The recent test work has provided much encouragement in particular a significant reduction in both operating and capital costs compared to previous studies. Cost benefits of the new processes could potentially far outweigh the considerably lower Ni recoveries achieved.


 To view the Mt Thirsty Project Location Plan CLICK HERE

 To view the Mt Thirsty Project Cross Section 6,447,400N CLICK HERE

 To view a plan of the Mt Thirsty Resource Outline CLICK HERE


* This resource information was prepared and first disclosed under the JORC Code 2004. It has not been updated since to comply with the JORC Code 2012 on the basis that the information has not materially changed since it was last reported, refer ASX Announcement 8th March 2011: "Resource Upgrade", available to view via the Announcements page of this website.

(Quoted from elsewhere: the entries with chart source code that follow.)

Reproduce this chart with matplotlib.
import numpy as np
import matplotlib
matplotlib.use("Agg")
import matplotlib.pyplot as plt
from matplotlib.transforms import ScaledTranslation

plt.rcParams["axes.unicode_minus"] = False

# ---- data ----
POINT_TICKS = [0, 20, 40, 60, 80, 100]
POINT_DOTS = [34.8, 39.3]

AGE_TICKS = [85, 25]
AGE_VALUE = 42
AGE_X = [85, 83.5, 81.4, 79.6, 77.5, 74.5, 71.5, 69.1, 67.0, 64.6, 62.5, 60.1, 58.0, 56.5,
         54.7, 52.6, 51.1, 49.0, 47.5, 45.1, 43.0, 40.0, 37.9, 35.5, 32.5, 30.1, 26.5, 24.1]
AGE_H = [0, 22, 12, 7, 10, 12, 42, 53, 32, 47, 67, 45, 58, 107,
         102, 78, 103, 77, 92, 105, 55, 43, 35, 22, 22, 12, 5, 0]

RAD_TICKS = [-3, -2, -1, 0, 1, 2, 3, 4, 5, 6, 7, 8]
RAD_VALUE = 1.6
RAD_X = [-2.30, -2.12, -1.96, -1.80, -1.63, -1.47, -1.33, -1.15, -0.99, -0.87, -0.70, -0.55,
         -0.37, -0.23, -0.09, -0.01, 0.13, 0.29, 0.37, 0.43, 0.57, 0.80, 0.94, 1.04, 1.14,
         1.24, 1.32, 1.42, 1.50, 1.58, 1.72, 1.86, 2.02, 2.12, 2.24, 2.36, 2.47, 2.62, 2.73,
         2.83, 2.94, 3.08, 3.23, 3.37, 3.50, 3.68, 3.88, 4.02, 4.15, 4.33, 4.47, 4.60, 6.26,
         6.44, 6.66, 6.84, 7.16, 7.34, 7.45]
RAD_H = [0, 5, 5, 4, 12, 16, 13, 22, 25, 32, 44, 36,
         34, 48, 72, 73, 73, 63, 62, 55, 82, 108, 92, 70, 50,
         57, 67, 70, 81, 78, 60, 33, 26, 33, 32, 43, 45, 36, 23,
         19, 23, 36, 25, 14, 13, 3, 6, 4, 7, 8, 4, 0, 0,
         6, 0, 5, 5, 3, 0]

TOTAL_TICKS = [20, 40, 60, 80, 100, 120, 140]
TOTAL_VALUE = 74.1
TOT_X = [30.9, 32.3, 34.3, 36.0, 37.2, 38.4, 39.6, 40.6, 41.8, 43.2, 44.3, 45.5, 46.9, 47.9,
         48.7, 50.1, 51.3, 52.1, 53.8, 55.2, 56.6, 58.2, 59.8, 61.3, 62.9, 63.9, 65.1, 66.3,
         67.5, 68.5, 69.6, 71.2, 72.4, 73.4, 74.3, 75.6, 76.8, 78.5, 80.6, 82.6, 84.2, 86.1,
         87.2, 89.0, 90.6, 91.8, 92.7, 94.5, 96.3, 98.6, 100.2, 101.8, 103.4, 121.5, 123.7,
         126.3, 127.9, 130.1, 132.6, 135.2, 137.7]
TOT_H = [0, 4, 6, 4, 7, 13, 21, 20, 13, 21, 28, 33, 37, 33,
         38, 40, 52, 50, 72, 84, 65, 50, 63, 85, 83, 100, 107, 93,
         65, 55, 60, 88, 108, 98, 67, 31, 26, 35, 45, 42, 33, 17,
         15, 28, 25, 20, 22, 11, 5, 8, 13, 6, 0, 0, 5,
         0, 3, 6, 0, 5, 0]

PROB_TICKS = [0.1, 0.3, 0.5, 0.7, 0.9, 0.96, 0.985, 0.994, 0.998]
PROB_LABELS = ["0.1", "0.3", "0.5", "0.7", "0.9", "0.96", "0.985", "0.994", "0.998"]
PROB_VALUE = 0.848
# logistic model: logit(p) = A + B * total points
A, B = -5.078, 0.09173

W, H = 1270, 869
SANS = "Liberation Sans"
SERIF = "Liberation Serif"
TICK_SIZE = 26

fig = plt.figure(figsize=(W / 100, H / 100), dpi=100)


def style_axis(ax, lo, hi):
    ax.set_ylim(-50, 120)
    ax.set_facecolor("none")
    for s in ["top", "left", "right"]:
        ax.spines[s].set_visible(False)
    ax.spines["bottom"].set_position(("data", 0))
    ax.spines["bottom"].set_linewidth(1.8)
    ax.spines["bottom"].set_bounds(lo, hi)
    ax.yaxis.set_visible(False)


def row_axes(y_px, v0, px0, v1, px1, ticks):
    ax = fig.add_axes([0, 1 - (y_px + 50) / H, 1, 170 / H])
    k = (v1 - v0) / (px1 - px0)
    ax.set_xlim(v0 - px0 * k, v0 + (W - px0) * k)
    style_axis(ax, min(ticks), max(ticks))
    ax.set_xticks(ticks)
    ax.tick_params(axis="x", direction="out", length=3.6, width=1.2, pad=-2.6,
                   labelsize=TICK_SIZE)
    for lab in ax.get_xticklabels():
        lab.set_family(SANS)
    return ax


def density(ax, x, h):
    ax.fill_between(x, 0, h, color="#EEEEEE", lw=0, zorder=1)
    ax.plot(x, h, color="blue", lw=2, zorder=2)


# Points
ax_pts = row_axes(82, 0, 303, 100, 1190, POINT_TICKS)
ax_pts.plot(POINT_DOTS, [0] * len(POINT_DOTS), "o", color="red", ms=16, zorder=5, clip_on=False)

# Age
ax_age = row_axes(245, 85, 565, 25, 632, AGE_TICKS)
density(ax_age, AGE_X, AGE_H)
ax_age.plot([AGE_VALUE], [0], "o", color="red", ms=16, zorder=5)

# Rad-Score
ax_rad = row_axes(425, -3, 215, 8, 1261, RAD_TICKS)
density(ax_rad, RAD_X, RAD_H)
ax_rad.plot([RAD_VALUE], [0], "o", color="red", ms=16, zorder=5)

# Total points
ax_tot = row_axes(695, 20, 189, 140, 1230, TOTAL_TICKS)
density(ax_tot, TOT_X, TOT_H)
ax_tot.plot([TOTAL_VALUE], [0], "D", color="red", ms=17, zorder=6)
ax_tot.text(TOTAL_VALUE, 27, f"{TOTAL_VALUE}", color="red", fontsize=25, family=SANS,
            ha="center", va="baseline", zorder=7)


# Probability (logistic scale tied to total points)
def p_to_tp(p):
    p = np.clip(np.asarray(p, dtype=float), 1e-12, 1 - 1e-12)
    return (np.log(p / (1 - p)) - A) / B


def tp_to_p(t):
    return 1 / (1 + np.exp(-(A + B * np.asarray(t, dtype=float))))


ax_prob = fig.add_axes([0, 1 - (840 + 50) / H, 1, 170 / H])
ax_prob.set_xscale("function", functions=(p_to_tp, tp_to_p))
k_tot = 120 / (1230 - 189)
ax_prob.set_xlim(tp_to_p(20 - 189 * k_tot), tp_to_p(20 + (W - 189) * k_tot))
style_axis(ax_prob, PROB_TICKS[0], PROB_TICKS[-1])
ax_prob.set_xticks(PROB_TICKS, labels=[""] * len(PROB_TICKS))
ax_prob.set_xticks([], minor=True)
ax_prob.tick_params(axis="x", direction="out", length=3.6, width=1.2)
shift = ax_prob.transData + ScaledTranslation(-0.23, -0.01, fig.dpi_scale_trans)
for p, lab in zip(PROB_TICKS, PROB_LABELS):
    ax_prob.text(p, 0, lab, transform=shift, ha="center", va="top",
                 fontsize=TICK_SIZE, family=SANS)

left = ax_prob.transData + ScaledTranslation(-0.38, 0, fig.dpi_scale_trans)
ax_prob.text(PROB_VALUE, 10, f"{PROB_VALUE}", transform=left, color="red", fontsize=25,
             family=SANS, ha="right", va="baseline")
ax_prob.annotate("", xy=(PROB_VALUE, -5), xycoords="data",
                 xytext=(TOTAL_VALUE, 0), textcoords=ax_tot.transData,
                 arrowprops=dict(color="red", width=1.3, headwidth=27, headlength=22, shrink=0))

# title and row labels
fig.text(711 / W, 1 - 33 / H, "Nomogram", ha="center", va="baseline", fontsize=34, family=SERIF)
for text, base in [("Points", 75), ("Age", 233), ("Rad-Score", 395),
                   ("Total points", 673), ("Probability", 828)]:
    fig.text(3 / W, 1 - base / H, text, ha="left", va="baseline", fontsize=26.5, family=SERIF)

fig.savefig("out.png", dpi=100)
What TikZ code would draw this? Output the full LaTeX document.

Nickel Sulphide Exploration


A very thick sequence of originally olivine-rich, cumulate - textured ultramafic rocks has been intersected in holes drilled at Mt Thirsty. These rocks contain variable amounts of disseminated, vein and stringer-style sulphide mineralisation. The primary exploration target at Mt Thirsty is nickel sulphides associated with basal lava channel embayments located on ultramafic-basalt (footwall) contacts similar to those in the Kambalda region. A possible basal embayment type structure has been identified within the project area and is currently being evaluated.


In May 2010 RC hole MTRC015 intersected a thick zone of nickel sulphides assaying 3.4% nickel over 6m from a down hole depth of 201 metres, adjacent to the footwall ultramafic contact within an interpreted lava channel embayment, 400m west of the oxide deposit within E63/373 (refer Project Location Plan above). Follow up RC drilling yielded further nickel intersections of 2m at 5.9% Ni, 2m at 3.5% Ni and 1m at 4.0% Ni in holes MTRC020, 22 & 030 (refer Longitudinal Section below). A deeper diamond hole to test the down plunge extension of the nickel sulphide mineralisation intersected a thick pegmatite intrusion from 276m to the bottom of the hole. This pegmatite is interpreted as being relatively flat lying suggesting that a significant down plunge portion of any nickel sulphide mineralisation would have been stoped out by the pegmatite intrusion over a vertical thickness in excess of 220m from ~200m below surface.


There is a further 4km of untested footwall contact in E63/1267, a Mt Thirsty Joint Venture tenement 2km to the north of E63/373 (refer TMI Airborne Magnetic Image below showing footwall contact). Considering that nickel sulphides have been discovered in the vicinity of this contact in E63/373 the continuation of this contact into E63/1267 is a high priority target for nickel sulphides at shallow depth. A moving loop EM survey was completed over this area in 2013 and a number of conductors were identified which warrant drill testing (refer ASX Announcement, 11 November 2013: "Mt Thirsty EM Survey Results" available to view via the Announcements page of this website).